Part 2: Coordinate Transformation

(a) Given that:

$\begin{bmatrix} x \\ y \end{bmatrix} = \begin{bmatrix} \frac{1}{\sqrt{2}} & -\frac{1}{\sqrt{2}} \\ \frac{1}{\sqrt{2}} & \frac{1}{\sqrt{2}} \end{bmatrix} \begin{bmatrix} X \\ Y \end{bmatrix}$

Show that:

$\begin{bmatrix} x & y \end{bmatrix} = \begin{bmatrix} X & Y \end{bmatrix} \begin{bmatrix} \frac{1}{\sqrt{2}} & \frac{1}{\sqrt{2}} \\ -\frac{1}{\sqrt{2}} & \frac{1}{\sqrt{2}} \end{bmatrix}$

(b) Under this transformation, prove that the equation becomes:

$\frac{X^2}{2} - \frac{Y^2}{2} = 1$

Extension Question: What happens if we consider the curve $xy = k$ where $k \neq 0$ ? How does the value of $k$ affect the shape of the hyperbola?

1. Matrix Diagonalisation

In Part 2, we found a matrix $P = \begin{bmatrix} \frac{1}{\sqrt{2}} & -\frac{1}{\sqrt{2}} \\ \frac{1}{\sqrt{2}} & \frac{1}{\sqrt{2}} \end{bmatrix}$ such that $P^{-1}AP = D$ , where $A = \begin{bmatrix} 0 & \frac{1}{2} \\ \frac{1}{2} & 0 \end{bmatrix}$ and $D$ is a diagonal matrix.
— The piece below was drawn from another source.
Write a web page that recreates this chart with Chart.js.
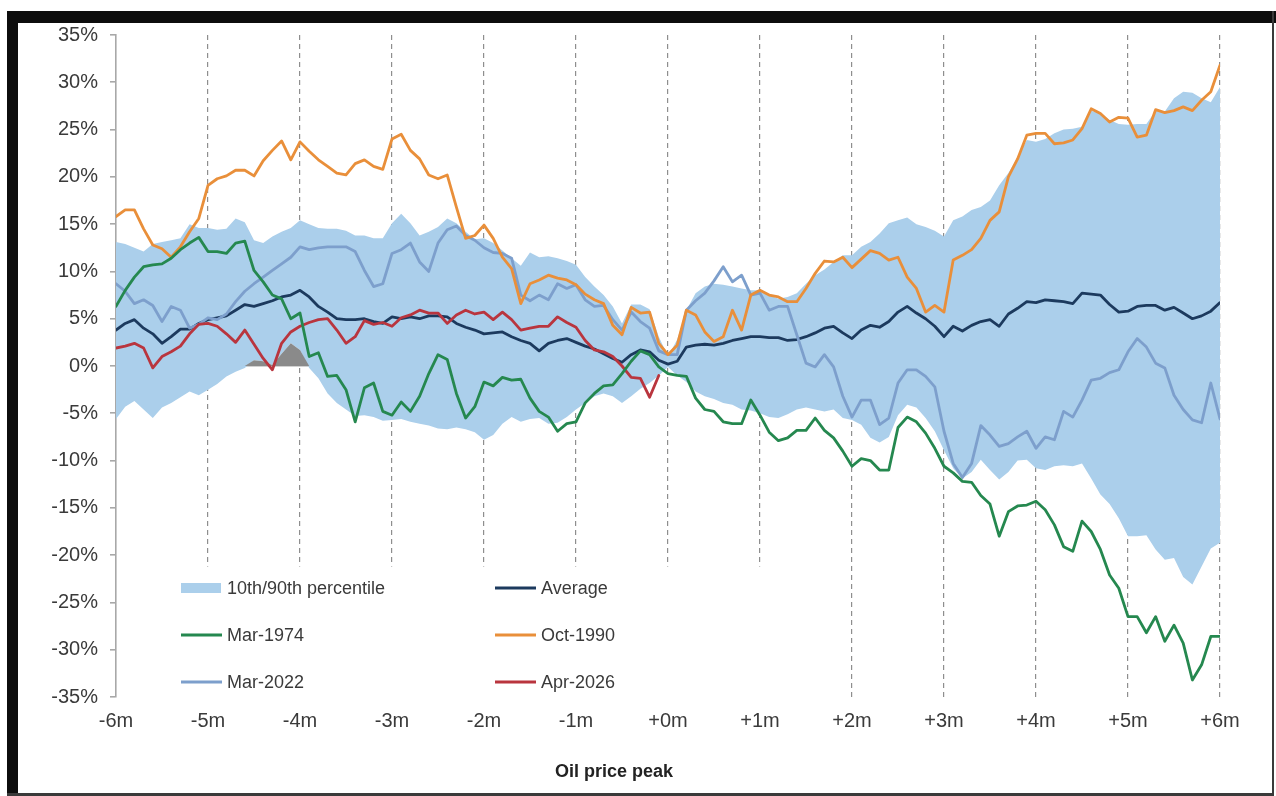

This process is called matrix diagonalisation.

2. Geometric Meaning of Matrix Diagonalisation

A diagonal matrix has zeros everywhere except on the main diagonal
For conics, diagonalisation means eliminating the $xy$ term
This is equivalent to rotating the coordinate system to align with the principal axes

3. Standard Forms of Conics

Ellipse: $\dfrac{X^2}{A^2} + \dfrac{Y^2}{B^2} = 1$ corresponds to $\begin{bmatrix} \frac{1}{A^2} & 0 \\ 0 & \frac{1}{B^2} \end{bmatrix}$
Hyperbola: $\dfrac{X^2}{A^2} - \dfrac{Y^2}{B^2} = 1$ corresponds to $\begin{bmatrix} \frac{1}{A^2} & 0 \\ 0 & -\frac{1}{B^2} \end{bmatrix}$

We will revisit the concept of diagonalisation in later chapters.